Spoilers hide in the desert!
Welcome back to the most chaotic, surrealistic, psychotic, visually-impressive if not severely depressive, show currently on the FX channel. Despite technically being a part of the X-Men universe, Legion is in a league all its own, in terms of storytelling, visual entertainment, and the ability to slam a lasting legacy all its own into your over-geeked head.
The show is so surreal, in fact, it’s often hard to tell truly what the show is trying to present, and how we’re supposed to react. (Which is, I think, the whole point.) This season has a tendency to try and show things from the villain POV, and just listen to how reasonable they sound, how convincing they are. Even the Shadow King, that guy that everyone started off hunting and eventually many wound up helping, bizarrely somehow, he sounds perfectly logical when he lays it out, even often in several different languages at a time.
And what is the Shadow King whispering poison into the ears of the good guys? David Haller (Dan Stevens) is the new villain in all this, a David of the future where he rules the post-apocalyptic world of his own making as a King, an Emperor even, the Bringer of Chaos and Destruction. It doesn’t help that a version of Syd (Rachel Keller) from said future has shown herself to David, missing an arm and full of dire prophecy about her future, determined to stop whatever catastrophe happened in her own future. It’s kind of exhausting.
Division 3, that shadowy organization from the Season 1, has had shakeups and re-arranged many of the game pieces, but the general murky objective of controlling the possibly world-killing mutants remains the same. The alliance with the basket-wearing Japanese guy and his lady mustache robots made little sense to me, but whatever. The battle lines of Season Two are so crossed and convoluted at this point, what with the constant flux of future, present and even past colliding.
Much to-do is made about finding the Shadow King’s body, that which was hidden among the many other secrets by the Summerland residents and a whole bunch of others, the body of the man known as Amahl Farouk (Navid Negahban). Dear old Lenny (Aubrey Plaza) got recruited from the prison she was hanging out in with Oliver (Jemaine Clement), who was also conscripted to help find Farouk’s body, but since Lenny kind of needed a body of her own to occupy, a decision was made for her that has disastrous results from David.

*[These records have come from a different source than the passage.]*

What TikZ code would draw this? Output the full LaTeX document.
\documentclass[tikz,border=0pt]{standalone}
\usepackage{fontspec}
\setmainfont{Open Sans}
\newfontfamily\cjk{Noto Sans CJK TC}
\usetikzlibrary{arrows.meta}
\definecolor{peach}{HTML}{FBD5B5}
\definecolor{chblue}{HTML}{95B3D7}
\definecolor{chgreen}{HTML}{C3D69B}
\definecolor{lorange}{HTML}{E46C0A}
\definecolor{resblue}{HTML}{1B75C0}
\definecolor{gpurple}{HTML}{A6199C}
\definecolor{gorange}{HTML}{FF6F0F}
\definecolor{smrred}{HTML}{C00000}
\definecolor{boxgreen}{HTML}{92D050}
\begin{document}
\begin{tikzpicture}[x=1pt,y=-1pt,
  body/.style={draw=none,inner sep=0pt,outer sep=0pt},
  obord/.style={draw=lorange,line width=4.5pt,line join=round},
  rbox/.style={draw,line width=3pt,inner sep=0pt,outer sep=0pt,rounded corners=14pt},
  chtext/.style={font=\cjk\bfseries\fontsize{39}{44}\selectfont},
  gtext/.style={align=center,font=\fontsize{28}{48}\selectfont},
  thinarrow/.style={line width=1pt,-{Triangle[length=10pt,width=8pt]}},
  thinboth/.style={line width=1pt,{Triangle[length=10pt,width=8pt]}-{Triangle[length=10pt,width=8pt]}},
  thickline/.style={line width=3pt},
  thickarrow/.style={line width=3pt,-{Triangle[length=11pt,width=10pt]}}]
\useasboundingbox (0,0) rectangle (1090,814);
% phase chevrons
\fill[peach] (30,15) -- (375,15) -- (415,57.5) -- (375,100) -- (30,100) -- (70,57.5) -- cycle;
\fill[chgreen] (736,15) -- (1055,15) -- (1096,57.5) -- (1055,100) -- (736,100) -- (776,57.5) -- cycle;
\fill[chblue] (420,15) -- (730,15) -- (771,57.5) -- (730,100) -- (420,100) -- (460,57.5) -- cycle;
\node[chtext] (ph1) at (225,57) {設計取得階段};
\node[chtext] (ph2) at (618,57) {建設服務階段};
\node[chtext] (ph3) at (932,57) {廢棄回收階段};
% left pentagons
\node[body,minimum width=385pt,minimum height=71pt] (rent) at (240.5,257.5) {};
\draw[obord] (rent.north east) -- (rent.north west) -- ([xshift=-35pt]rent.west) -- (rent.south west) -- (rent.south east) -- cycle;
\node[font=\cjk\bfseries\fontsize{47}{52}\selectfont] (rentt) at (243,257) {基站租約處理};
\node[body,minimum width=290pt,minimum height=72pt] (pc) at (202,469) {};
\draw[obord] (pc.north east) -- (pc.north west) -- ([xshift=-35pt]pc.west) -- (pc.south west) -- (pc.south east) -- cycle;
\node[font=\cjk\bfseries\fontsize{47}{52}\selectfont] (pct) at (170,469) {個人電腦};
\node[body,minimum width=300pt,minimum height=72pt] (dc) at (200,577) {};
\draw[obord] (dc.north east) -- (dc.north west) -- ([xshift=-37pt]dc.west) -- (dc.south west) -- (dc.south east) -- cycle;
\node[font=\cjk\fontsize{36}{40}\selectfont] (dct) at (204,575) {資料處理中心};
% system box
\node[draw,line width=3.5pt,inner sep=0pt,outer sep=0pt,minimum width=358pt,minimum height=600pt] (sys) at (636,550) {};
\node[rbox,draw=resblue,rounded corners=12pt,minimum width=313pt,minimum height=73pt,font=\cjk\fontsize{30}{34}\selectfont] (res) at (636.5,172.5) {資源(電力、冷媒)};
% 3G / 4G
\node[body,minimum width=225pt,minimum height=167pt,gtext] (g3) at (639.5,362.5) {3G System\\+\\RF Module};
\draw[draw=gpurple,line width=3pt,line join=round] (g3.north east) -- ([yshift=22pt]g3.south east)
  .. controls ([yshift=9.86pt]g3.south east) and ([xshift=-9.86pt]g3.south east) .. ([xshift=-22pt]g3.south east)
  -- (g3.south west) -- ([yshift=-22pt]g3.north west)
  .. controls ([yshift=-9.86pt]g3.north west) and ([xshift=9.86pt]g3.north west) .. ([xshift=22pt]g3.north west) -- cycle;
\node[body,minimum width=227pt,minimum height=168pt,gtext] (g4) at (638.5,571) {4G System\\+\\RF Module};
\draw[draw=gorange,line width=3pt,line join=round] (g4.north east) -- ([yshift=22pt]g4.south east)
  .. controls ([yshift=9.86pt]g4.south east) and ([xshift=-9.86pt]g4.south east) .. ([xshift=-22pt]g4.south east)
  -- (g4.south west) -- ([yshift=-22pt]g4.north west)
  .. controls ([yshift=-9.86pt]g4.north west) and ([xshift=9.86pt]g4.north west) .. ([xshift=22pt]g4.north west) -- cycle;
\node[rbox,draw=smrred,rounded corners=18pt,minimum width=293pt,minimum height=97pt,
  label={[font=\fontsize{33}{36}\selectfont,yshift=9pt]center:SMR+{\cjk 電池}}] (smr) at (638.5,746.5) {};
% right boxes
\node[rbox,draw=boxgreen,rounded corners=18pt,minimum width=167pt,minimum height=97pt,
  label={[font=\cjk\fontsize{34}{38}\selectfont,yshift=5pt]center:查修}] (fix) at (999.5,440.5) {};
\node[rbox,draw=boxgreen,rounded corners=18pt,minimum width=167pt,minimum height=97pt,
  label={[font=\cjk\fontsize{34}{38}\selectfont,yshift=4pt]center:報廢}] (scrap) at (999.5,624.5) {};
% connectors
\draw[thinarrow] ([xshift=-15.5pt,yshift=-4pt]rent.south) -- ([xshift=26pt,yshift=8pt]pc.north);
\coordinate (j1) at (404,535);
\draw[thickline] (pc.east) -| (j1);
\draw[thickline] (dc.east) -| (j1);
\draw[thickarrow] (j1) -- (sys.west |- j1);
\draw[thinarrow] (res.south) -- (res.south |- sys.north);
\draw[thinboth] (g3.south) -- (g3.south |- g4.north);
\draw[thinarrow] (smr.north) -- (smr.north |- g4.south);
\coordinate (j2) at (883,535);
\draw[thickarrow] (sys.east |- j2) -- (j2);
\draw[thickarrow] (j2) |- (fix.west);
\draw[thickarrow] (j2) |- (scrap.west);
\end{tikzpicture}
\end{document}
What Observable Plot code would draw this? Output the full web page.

Most of the latter episodes of Season 2 were preoccupied with the hunt for the Shadow King’s real body, and this bit of information has serious ripple repercussions inside the show.
We know from spoilers of the first season that David Haller is, in fact, the son of Charles Xavier, which makes this an X-Men jaunt. The Shadow King in his Amahl Farouk face confronted Xavier some time ago, leading him to form the X-Men. If you concur with the theory that Legion takes place after the events of Logan, another movie that can arguably said to be in the X-Men universe, then the Shadow King is attempting to incite a literal world-changing event in David. In the comics, poor David is known as Legion for several truly frightening reasons, but we’ll just end the spoilers and speculations there.
The subtle and sometimes very blatant evil expressed through amazing CGI and Narrator voice-overs in between the near-constant mental battles of all the ‘Legion’ characters are gorgeous and devastating, especially the concept of the egg birth of a delusion. Fans may not have any clue what’s going on inside a given episode of Legion Season Two, but the cataclysmic visuals the show offers us are like a beautiful-looking but strange puzzle we the audience have to decipher for ourselves, through our own biases and explanations and delusions too. And with the events of the final episode, the likelihood of a Legion Season 3 is very good, but who the villains and good guys will be, is anyone’s guess.